Civl Misc. Writ Petition No. 28730 of 1998

Nanhey Singh and others Vs. Additional Collector (Revenue and Finance) Muzaffarnagar and others

Hon'ble S.U. Khan, J.

Heard learned counsel for the petitioner.

Property in dispute is comprised in Plot No.121 area 0.072 hectares (720 squire meters) and Plot No.128, area 0.031 hectares (310 squire meters). In the revenue records, the property in dispute is entered as rasta and manure pits (Khad ke Gaddhe). Proceedings, under Section 122-B of U.P.Z.A. and L.R. Act, were initiated against the petitioners for their eviction from the property in dispute in the form of Case No.110 of 1996-97 on the file of Tahasildar/Assistant Collector, First Class, Tahsil Jansath, Muzaffarnagar. The allegation against the petitioners was that they had encroached upon Gaon Sabha Property in 1404 Fasli (01.07.1996 to 30.06.1995). The defence of the petitioners was that on 02.01.1963, property in dispute, old number of which was 198, was allotted to their ancestor Kusambari Lal through the then Pradhan. Receipt of payment of Rs.140/- in respect of the said allotment was also filed. Tahsildar dropped the proceedings after holding that the possession of the petitioners was with the consent of Land Management Committee. Lekhapal stated that neither rasta was in existence nor manure pits and in some part of the plot No.128, there was rasta. Tehsildar dropped the proceedings on 30.06.1997. Against the said order, Gaon Sabha filed Revision No.83 of 1996-97 along with Delay Condonation Application. Additional Collector, Finance and Revenue, Muzaffarnagar condoned the delay and allowed the revision through the order dated 29.06.1998. The collector directed that petitioners should be evicted from the property in dispute. This writ petition is directed against the order of the Collector dated 29.06.1998.

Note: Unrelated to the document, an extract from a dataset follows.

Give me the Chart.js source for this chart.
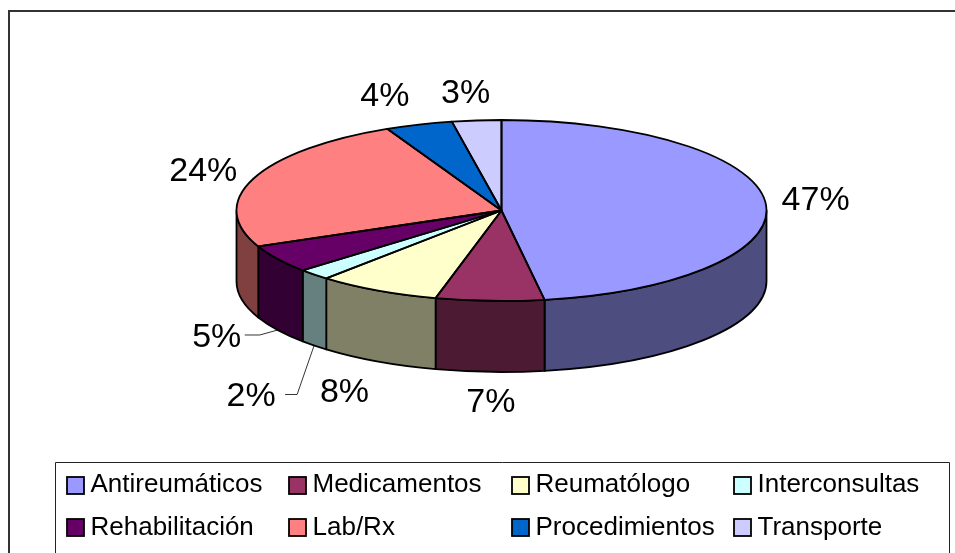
<!DOCTYPE html>
<html>
<head>
<meta charset="utf-8">
<style>
  html, body { margin: 0; padding: 0; background: #fff; overflow: hidden; }
  canvas { display: block; }
</style>
<script src="https://cdn.jsdelivr.net/npm/chart.js@4/dist/chart.umd.min.js"></script>
</head>
<body>
<canvas id="chart" width="955" height="553"></canvas>
<script>
const categories = ['Antireumáticos', 'Medicamentos', 'Reumatólogo', 'Interconsultas',
                    'Rehabilitación', 'Lab/Rx', 'Procedimientos', 'Transporte'];
const shares = [47.4, 6.6, 7.5, 2.0, 5.0, 24.4, 4.1, 3.0];
const percentLabels = ['47%', '7%', '8%', '2%', '5%', '24%', '4%', '3%'];
const sliceColors = ['#9999FF', '#993366', '#FFFFCC', '#CCFFFF', '#660066', '#FF8080', '#0066CC', '#CCCCFF'];

// tilt of the pie: the library lays out a round pie, it gets squashed onto this ellipse
const SQUASH = 90.5 / 265;
const TOP_CY = 210.5;
const DEPTH = 71;
const FONT = '"Liberation Sans", Arial, sans-serif';

// label position relative to the rim point at the middle of each slice
const labelNudge = [[50, -2], [1, 102], [-33, 102], [-63, 122], [-61, 79], [-50, -7], [-34, -28], [-11, -27]];
// slices whose label hangs off a leader line, the line ends at the bottom of the wall
const leaders = { 3: [[-29, 120], [-17, 120]], 4: [[-33, 76], [-18, 76]] };

function darker(hex) {
  const n = parseInt(hex.slice(1), 16);
  const half = s => Math.round(((n >> s) & 255) / 2);
  return `rgb(${half(16)},${half(8)},${half(0)})`;
}

function rimPath(ctx, arc, a0, a1, dy, ccw) {
  const cy = TOP_CY + dy;
  ctx.ellipse(arc.x, cy, arc.outerRadius, arc.outerRadius * SQUASH, 0, a0, a1, ccw);
}

const tiltedPie = {
  id: 'tiltedPie',
  beforeDatasetsDraw(chart) {
    const ctx = chart.ctx;
    const arcs = chart.getDatasetMeta(0).data;
    const midY = (chart.chartArea.top + chart.chartArea.bottom) / 2;

    // walls, only what faces the viewer
    ctx.save();
    ctx.lineWidth = 1.8;
    ctx.strokeStyle = '#000';
    ctx.lineJoin = 'round';
    arcs.forEach((arc, i) => {
      const a0 = Math.max(arc.startAngle, 0);
      const a1 = Math.min(arc.endAngle, Math.PI);
      if (a1 <= a0) return;
      ctx.beginPath();
      rimPath(ctx, arc, a0, a1, 0, false);
      rimPath(ctx, arc, a1, a0, DEPTH, true);
      ctx.closePath();
      ctx.fillStyle = darker(sliceColors[i]);
      ctx.fill();
      ctx.stroke();
    });
    ctx.restore();

    // the library fills the slices through this transform
    ctx.save();
    ctx.translate(0, TOP_CY);
    ctx.scale(1, SQUASH);
    ctx.translate(0, -midY);
  },
  afterDatasetsDraw(chart) {
    const ctx = chart.ctx;
    ctx.restore();
    const arcs = chart.getDatasetMeta(0).data;

    ctx.save();
    ctx.lineWidth = 1.8;
    ctx.strokeStyle = '#000';
    ctx.lineJoin = 'round';
    arcs.forEach(arc => {
      ctx.beginPath();
      ctx.moveTo(arc.x, TOP_CY);
      rimPath(ctx, arc, arc.startAngle, arc.endAngle, 0, false);
      ctx.closePath();
      ctx.stroke();
    });
    ctx.restore();

    // percent labels and leader lines
    ctx.save();
    ctx.font = '34px ' + FONT;
    ctx.fillStyle = '#000';
    ctx.textAlign = 'center';
    ctx.textBaseline = 'middle';
    arcs.forEach((arc, i) => {
      const mid = (arc.startAngle + arc.endAngle) / 2;
      const px = arc.x + arc.outerRadius * Math.cos(mid);
      const py = TOP_CY + arc.outerRadius * SQUASH * Math.sin(mid);
      ctx.fillText(percentLabels[i], px + labelNudge[i][0], py + labelNudge[i][1]);
      if (leaders[i]) {
        ctx.beginPath();
        ctx.moveTo(px + leaders[i][0][0], py + leaders[i][0][1]);
        ctx.lineTo(px + leaders[i][1][0], py + leaders[i][1][1]);
        ctx.lineTo(px, py + DEPTH);
        ctx.strokeStyle = '#000';
        ctx.lineWidth = 0.8;
        ctx.stroke();
      }
    });
    ctx.restore();
  }
};

const frameAndLegend = {
  id: 'frameAndLegend',
  beforeDraw(chart) {
    const ctx = chart.ctx;
    ctx.save();
    ctx.fillStyle = '#fff';
    ctx.fillRect(0, 0, 955, 553);
    // chart frame, runs off the picture on the right and at the bottom
    ctx.strokeStyle = '#333';
    ctx.lineWidth = 2;
    ctx.beginPath();
    ctx.moveTo(9, 553);
    ctx.lineTo(9, 11);
    ctx.lineTo(955, 11);
    ctx.stroke();
    ctx.restore();
  },
  afterDraw(chart) {
    const ctx = chart.ctx;
    const cols = [67, 289, 512, 734];
    const swatchRows = [477, 519];
    const textRows = [492, 535];
    ctx.save();
    ctx.fillStyle = '#fff';
    ctx.fillRect(56, 462, 893, 91);
    ctx.strokeStyle = '#222';
    ctx.lineWidth = 1;
    ctx.beginPath();
    ctx.moveTo(55.5, 553);
    ctx.lineTo(55.5, 462.5);
    ctx.lineTo(949.5, 462.5);
    ctx.lineTo(949.5, 553);
    ctx.stroke();
    ctx.font = '26px ' + FONT;
    ctx.textBaseline = 'alphabetic';
    ctx.textAlign = 'left';
    categories.forEach((name, i) => {
      const x = cols[i % 4];
      const row = Math.floor(i / 4);
      ctx.fillStyle = sliceColors[i];
      ctx.fillRect(x, swatchRows[row], 17, 17);
      ctx.strokeStyle = '#000';
      ctx.lineWidth = 1.8;
      ctx.strokeRect(x, swatchRows[row], 17, 17);
      ctx.fillStyle = '#000';
      ctx.fillText(name, x + 23.5, textRows[row]);
    });
    ctx.restore();
  }
};

new Chart(document.getElementById('chart'), {
  type: 'pie',
  data: {
    labels: categories,
    datasets: [{
      data: shares,
      backgroundColor: sliceColors,
      borderWidth: 0,
      hoverOffset: 0
    }]
  },
  options: {
    responsive: false,
    animation: false,
    events: [],
    layout: { padding: { left: 236, right: 188, top: 0, bottom: 23 } },
    plugins: {
      legend: { display: false },
      tooltip: { enabled: false }
    }
  },
  plugins: [frameAndLegend, tiltedPie]
});
</script>
</body>
</html>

The Collector rightly held that receipt was not properly proved and it was highly doubtful as petitioners could not file any resolution of allotment passed by Gaon Sabha in their favour. It could also not be proved that any agenda was circulated or munadi was done for the allotment. The Collector held that in consolidation proceeding the land in dispute was ear-marked for manure pits and rasta and petitioners were not found in possession and that in case petitioners had any right in the property, then they should have raised the dispute during consolidation proceedings. Petitioners could not prove that they had made any constructions over the land in dispute. In revenue records, it was not mentioned that there was any Abadi in the plots in dispute. The statement of Lekhpal was, therefore, utterly erroneous and given only for the benefit of the petitioners. I do not find any error in the order passed by the Collector.

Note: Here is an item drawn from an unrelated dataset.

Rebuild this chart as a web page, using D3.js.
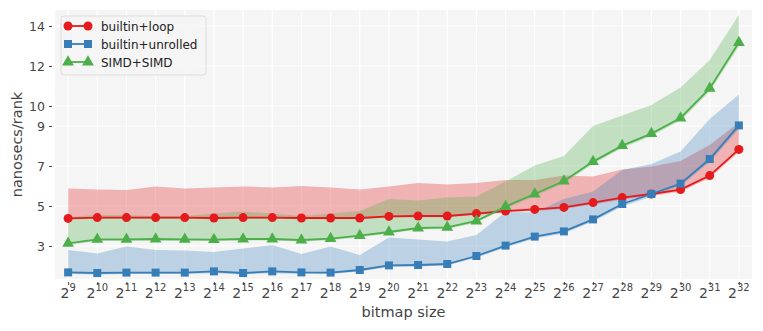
<!DOCTYPE html>
<html>
<head>
<meta charset="utf-8">
<script src="https://cdn.jsdelivr.net/npm/d3@7"></script>
<style>
  body { margin: 0; background: #fff; }
  text { font-family: "DejaVu Sans", sans-serif; }
</style>
</head>
<body>
<svg id="chart" width="763" height="331"></svg>
<script>
// exponents of the bitmap size (2^n)
const sizes = [9,10,11,12,13,14,15,16,17,18,19,20,21,22,23,24,25,26,27,28,29,30,31,32];

// builtin+loop
const loopMid = [4.38,4.42,4.42,4.42,4.42,4.4,4.42,4.42,4.4,4.4,4.4,4.48,4.5,4.5,4.62,4.75,4.83,4.93,5.17,5.42,5.6,5.82,6.52,7.83];
const loopHi  = [5.88,5.83,5.8,5.98,5.88,5.92,5.98,5.93,6.0,5.93,5.83,5.98,6.15,6.08,6.15,6.3,6.3,6.52,6.47,6.83,6.97,7.25,8.05,9.17];
const loopLo  = [4.32,4.36,4.36,4.36,4.36,4.34,4.36,4.36,4.34,4.34,4.34,4.42,4.44,4.44,4.55,4.68,4.75,4.85,5.08,5.32,5.5,5.72,6.4,7.7];

// builtin+unrolled
const unrolledMid = [1.68,1.65,1.67,1.67,1.67,1.73,1.65,1.73,1.68,1.67,1.8,2.03,2.05,2.1,2.5,3.02,3.47,3.73,4.33,5.1,5.6,6.12,7.35,9.03];
const unrolledHi  = [2.8,2.63,2.97,2.8,2.78,2.7,2.88,3.05,2.6,2.97,2.55,3.43,3.33,3.23,3.55,4.7,4.67,5.35,5.72,6.8,7.1,7.72,9.35,10.58];
const unrolledLo  = [1.6,1.58,1.6,1.6,1.6,1.64,1.58,1.64,1.6,1.6,1.72,1.95,1.97,2.02,2.42,2.92,3.37,3.63,4.22,4.98,5.48,6.0,7.2,8.85];

// SIMD+SIMD
const simdMid = [3.13,3.33,3.33,3.35,3.33,3.32,3.35,3.35,3.3,3.37,3.52,3.7,3.9,3.93,4.25,4.97,5.6,6.25,7.22,8.02,8.62,9.4,10.88,13.17];
const simdHi  = [4.45,4.55,4.55,4.5,4.5,4.63,4.72,4.63,4.5,4.63,4.75,5.35,5.27,5.43,5.48,6.22,7.02,7.5,9.0,9.53,10.05,10.92,12.3,14.55];
const simdLo  = [3.05,3.25,3.25,3.27,3.25,3.24,3.27,3.27,3.22,3.29,3.44,3.62,3.82,3.85,4.16,4.87,5.5,6.14,7.1,7.9,8.5,9.27,10.72,12.98];

const yTicks = [3,5,7,9,10,12,14];

const series = [
  { name: "builtin+loop", color: "#e41a1c", mid: loopMid, lo: loopLo, hi: loopHi, marker: d3.symbolCircle, msize: 64 },
  { name: "builtin+unrolled", color: "#377eb8", mid: unrolledMid, lo: unrolledLo, hi: unrolledHi, marker: d3.symbolSquare, msize: 64 },
  { name: "SIMD+SIMD", color: "#4daf4a", mid: simdMid, lo: simdLo, hi: simdHi, marker: d3.symbolTriangle, msize: 60 }
];

const margin = { top: 10, right: 11, bottom: 52, left: 55 },
      W = 763, H = 331,
      w = W - margin.left - margin.right,
      h = H - margin.top - margin.bottom;

const svg = d3.select("#chart");
const g = svg.append("g").attr("transform", `translate(${margin.left},${margin.top})`);

const x = d3.scaleLinear().domain([8.55, 32.45]).range([0, w]);
const y = d3.scaleLinear().domain([1.35, 14.8]).range([h, 0]);

// background + grid
g.append("rect").attr("width", w).attr("height", h).attr("fill", "#f5f5f5");
g.selectAll(".vgrid").data(sizes).join("line").attr("class", "vgrid")
  .attr("x1", d => x(d)).attr("x2", d => x(d)).attr("y1", 0).attr("y2", h)
  .attr("stroke", "#fff").attr("stroke-width", 1.2);
g.selectAll(".hgrid").data(yTicks).join("line").attr("class", "hgrid")
  .attr("x1", 0).attr("x2", w).attr("y1", d => y(d)).attr("y2", d => y(d))
  .attr("stroke", "#fff").attr("stroke-width", 1.2);

// bands
series.forEach(s => {
  const area = d3.area().x((d, i) => x(sizes[i])).y0((d, i) => y(s.lo[i])).y1((d, i) => y(s.hi[i]));
  g.append("path").datum(s.mid).attr("d", area).attr("fill", s.color).attr("fill-opacity", 0.3);
});

// lines + markers
series.forEach(s => {
  const line = d3.line().x((d, i) => x(sizes[i])).y(d => y(d));
  g.append("path").datum(s.mid).attr("d", line).attr("fill", "none")
    .attr("stroke", s.color).attr("stroke-width", 1.8);
  g.selectAll(null).data(s.mid).join("path")
    .attr("transform", (d, i) => `translate(${x(sizes[i])},${y(d)})`)
    .attr("d", d3.symbol().type(s.marker).size(s.msize))
    .attr("fill", s.color);
});

// y axis
const yAxis = g.append("g").attr("transform", "translate(-3,0)")
  .call(d3.axisLeft(y).tickValues(yTicks).tickSize(3).tickPadding(4));
yAxis.select(".domain").remove();
yAxis.selectAll("line").attr("stroke", "#444");
yAxis.selectAll("text").attr("fill", "#444").style("font-size", "12.5px");

// x axis with superscripts
const xAxis = g.append("g").attr("transform", `translate(0,${h + 3})`)
  .call(d3.axisBottom(x).tickValues(sizes).tickSize(3).tickFormat(""));
xAxis.select(".domain").remove();
xAxis.selectAll("line").attr("stroke", "#444");
const xl = g.selectAll(".xlab").data(sizes).join("text").attr("class", "xlab")
  .attr("x", d => x(d)).attr("y", h + 19).attr("text-anchor", "middle").attr("fill", "#444");
xl.append("tspan").style("font-size", "14px").text("2");
xl.append("tspan").attr("dy", -7).style("font-size", "10px").text(d => d);

// axis titles
svg.append("text").attr("x", margin.left + w / 2).attr("y", 317).attr("text-anchor", "middle")
  .attr("fill", "#444").style("font-size", "14.5px").text("bitmap size");
svg.append("text").attr("transform", `translate(22,${margin.top + h / 2}) rotate(-90)`)
  .attr("text-anchor", "middle").attr("fill", "#444").style("font-size", "14.5px").text("nanosecs/rank");

// legend
const lg = svg.append("g").attr("transform", "translate(61,16)");
lg.append("rect").attr("width", 145).attr("height", 59).attr("rx", 3)
  .attr("fill", "#f5f5f5").attr("fill-opacity", 0.85).attr("stroke", "#ddd");
series.forEach((s, i) => {
  const ly = 10 + i * 18;
  lg.append("line").attr("x1", 7).attr("x2", 27).attr("y1", ly).attr("y2", ly)
    .attr("stroke", s.color).attr("stroke-width", 1.8);
  [7, 27].forEach(px => lg.append("path")
    .attr("transform", `translate(${px},${ly})`)
    .attr("d", d3.symbol().type(s.marker).size(s.msize)).attr("fill", s.color));
  lg.append("text").attr("x", 40).attr("y", ly + 4.5).attr("fill", "#222")
    .style("font-size", "12px").text(s.name);
});
</script>
</body>
</html>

Learned counsel for the petitioner has argued that even if allotment is not found to be perfectly valid still as petitioners are in possession since 1963 and their constructions are standing over the land in dispute hence instead of eviction, land may be settled with them on payment of reasonable damages, which they are ready to pay. Neither petitioners have been found to be in possession since 1963 nor any construction of the petitioners is standing over the land in dispute, hence this prayer cannot be considered.

Accordingly, there is no merit in the writ petition, hence it is dismissed.